Grosse Anforderungen an kleine Betriebe
Wegen der angeschlagenen Bundesfinanzen steht auch die Landwirtschaft unter Druck. Der Bundesrat möchte die Ausgaben in den kommenden Jahren um zwei Prozent drosseln. Das stösst bei der Landwirtschaft auf Widerstand.
Hofer kann dies nachvollziehen: «Die Landwirte haben kein Verständnis dafür, dass sie immer mehr leisten, aber immer weniger erhalten sollen.» Es gibt gute Chancen, dass dies das bürgerlich dominierte Parlament ähnlich sieht. Im Hinblick auf die Budgetdebatte im Dezember beantragt die Finanzkommission des Ständerats (FK-S), die Landwirtschaft von den Sparplänen des Bundes weitgehend auszuklammern.
Hofer liess durchblicken, dass er diese Korrekturen sinnvoll fände. «Unsere Bäuerinnen und Bauern leisten einen grossen Effort», betonte er. Insbesondere an kleine Betriebe würden immer mehr Anforderungen gestellt. «Das bereitet mir teilweise Sorgen.» Der Bauernberuf müsse attraktiv bleiben. Es sei an der Politik, die Rahmenbedingungen zu schaffen, sodass die Landwirtschaft eine Perspektive habe.

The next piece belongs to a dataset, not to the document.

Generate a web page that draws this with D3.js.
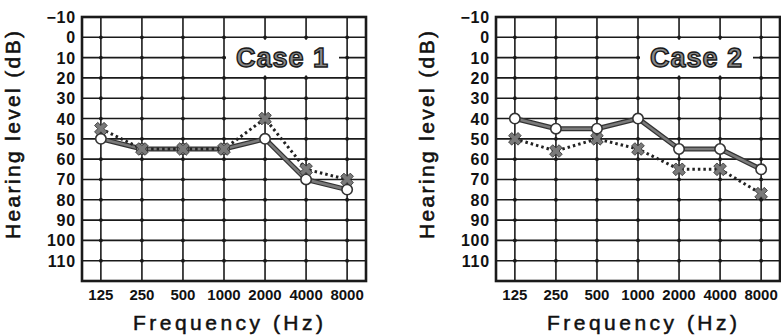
<!DOCTYPE html>
<html>
<head>
<meta charset="utf-8">
<script src="https://cdn.jsdelivr.net/npm/d3@7"></script>
<style>
body { margin: 0; background: #fff; }
svg { display: block; font-family: "Liberation Sans", Arial, sans-serif; }
</style>
</head>
<body>
<svg id="chart" width="781" height="335"></svg>
<script>
var freqs = ["125", "250", "500", "1000", "2000", "4000", "8000"]
var dbTicks = [-10, 0, 10, 20, 30, 40, 50, 60, 70, 80, 90, 100, 110]

var case1Circle = [50, 55, 55, 55, 50, 70, 75]
var case1Cross = [45, 55, 55, 55, 40, 65, 70]
var case2Circle = [40, 45, 45, 40, 55, 55, 65]
var case2Cross = [50, 56, 50, 55, 65, 65, 77]

var caseNames = ["Case 1", "Case 2"]

var svg = d3.select("#chart")

function drawPanel(left, name, circ, cross) {
    var right = left + 284
    var top = 17, bottom = 281

    var x = d3.scalePoint().domain(freqs).range([left, right]).padding(0.46)
    var y = d3.scaleLinear().domain([-10, 120]).range([top, bottom])

    var g = svg.append("g")

    // grid
    g.selectAll("line.h").data(dbTicks.slice(1))
	.enter().append("line")
	.attr("x1", left).attr("x2", right)
	.attr("y1", function(d){return y(d)}).attr("y2", function(d){return y(d)})
	.attr("stroke", "#1a1a1a").attr("stroke-width", 1.6)

    g.selectAll("line.v").data(freqs)
	.enter().append("line")
	.attr("x1", function(d){return x(d)}).attr("x2", function(d){return x(d)})
	.attr("y1", top).attr("y2", bottom)
	.attr("stroke", "#1a1a1a").attr("stroke-width", 1.6)

    // little dots where grid lines cross
    var pts = []
    freqs.forEach(function(f){ dbTicks.slice(1).forEach(function(v){ pts.push([f, v]) }) })
    g.selectAll("circle.dot").data(pts)
	.enter().append("circle")
	.attr("cx", function(d){return x(d[0])})
	.attr("cy", function(d){return y(d[1])})
	.attr("r", 1.9).attr("fill", "#1a1a1a")

    g.append("rect")
	.attr("x", left).attr("y", top)
	.attr("width", right - left).attr("height", bottom - top)
	.attr("fill", "none").attr("stroke", "#1a1a1a").attr("stroke-width", 2.6)

    // case label box
    var bx0 = right - 140, bx1 = right - 27
    g.append("rect")
	.attr("x", bx0).attr("y", y(0) + 2.5)
	.attr("width", bx1 - bx0).attr("height", y(20) - y(0) - 5)
	.attr("fill", "#fff")
    g.append("text")
	.attr("x", (bx0 + bx1) / 2).attr("y", y(10) + 9.5)
	.attr("text-anchor", "middle")
	.attr("font-size", 27).attr("font-weight", "bold")
	.attr("letter-spacing", 1)
	.attr("fill", "#8a8a8a").attr("stroke", "#1a1a1a").attr("stroke-width", 1.4)
	.text(name)

    // y tick labels
    g.selectAll("text.yt").data(dbTicks)
	.enter().append("text")
	.attr("x", left - 6).attr("y", function(d){return y(d) + 6})
	.attr("text-anchor", "end")
	.attr("font-size", 16).attr("font-weight", "bold").attr("letter-spacing", 0.8)
	.attr("fill", "#111")
	.text(function(d){return d < 0 ? "\u2212" + Math.abs(d) : d})

    // x tick labels
    g.selectAll("text.xt").data(freqs)
	.enter().append("text")
	.attr("x", function(d){return x(d)}).attr("y", 300)
	.attr("text-anchor", "middle")
	.attr("font-size", 15).attr("font-weight", "bold")
	.attr("fill", "#111")
	.text(function(d){return d})

    // axis titles
    g.append("text")
	.attr("x", (left + right) / 2 + 4).attr("y", 330)
	.attr("text-anchor", "middle")
	.attr("font-size", 21).attr("fill", "#111")
	.attr("stroke", "#111").attr("stroke-width", 0.5)
	.attr("textLength", 190).attr("lengthAdjust", "spacing")
	.text("Frequency (Hz)")

    g.append("text")
	.attr("transform", "translate(" + (left - 62) + "," + 135 + ") rotate(-90)")
	.attr("text-anchor", "middle")
	.attr("font-size", 21).attr("fill", "#111")
	.attr("stroke", "#111").attr("stroke-width", 0.6)
	.attr("textLength", 208).attr("lengthAdjust", "spacing")
	.text("Hearing level (dB)")

    var line = d3.line()
	.x(function(d,i){return x(freqs[i])})
	.y(function(d){return y(d)})

    // solid line: dark edge with gray core
    g.append("path").datum(circ)
	.attr("d", line)
	.attr("fill", "none").attr("stroke", "#333").attr("stroke-width", 5)
    g.append("path").datum(circ)
	.attr("d", line)
	.attr("fill", "none").attr("stroke", "#7a7a7a").attr("stroke-width", 2.6)

    g.append("path").datum(cross)
	.attr("d", line)
	.attr("fill", "none").attr("stroke", "#222").attr("stroke-width", 3)
	.attr("stroke-dasharray", "2.5,3")

    g.selectAll("circle.o").data(circ)
	.enter().append("circle")
	.attr("cx", function(d,i){return x(freqs[i])})
	.attr("cy", function(d){return y(d)})
	.attr("r", 5.2)
	.attr("fill", "#fff").attr("stroke", "#333").attr("stroke-width", 1.6)

    var sym = d3.symbol().type(d3.symbolCross).size(100)
    g.selectAll("path.x").data(cross)
	.enter().append("path")
	.attr("d", sym)
	.attr("transform", function(d,i){return "translate(" + x(freqs[i]) + "," + y(d) + ") rotate(45)"})
	.attr("fill", "#7a7a7a").attr("stroke", "#333").attr("stroke-width", 0.8)
}

drawPanel(82, caseNames[0], case1Circle, case1Cross)
drawPanel(496, caseNames[1], case2Circle, case2Cross)
</script>
</body>
</html>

Sojaanbau legt auch dank Einzelkulturbeitrag zu
2022 umfasste die landwirtschaftliche Nutzfläche in der Schweiz gesamthaft 1’042’014 Hektaren, dies entspricht rund der doppelten Fläche des Kanton Wallis. Davon waren 58% Naturwiesen und -weiden, auf 38% der landwirtschaftlichen Nutzfläche wurde Ackerbau betrieben. Die restlichen 4% bestanden unter anderem aus Reb- und Obstbauflächen.
Seit diesem Jahr werden erstmals Einzelkulturbeiträge für Körnerleguminosen zu Speisezwecken ausgerichtet. Das wirkte sich aus, wie das Bundesamt für Landwirtschaft (BLW) in einer Mitteilung schreibt. Der Sojaanbau nahm in den letzten zehn Jahren stark zu und erreichte im Jahr 2022 eine Fläche von 2 895 Hektaren, das entspricht einer Zunahme von 29,2 % oder rund 650 Hektaren). «Insgesamt handelt es sich bei der Sojaanbaufläche immer noch um eine vergleichsweise kleine Fläche, die sich aber innerhalb von zehn Jahren fast verdreifacht hat», hält der BLW fest.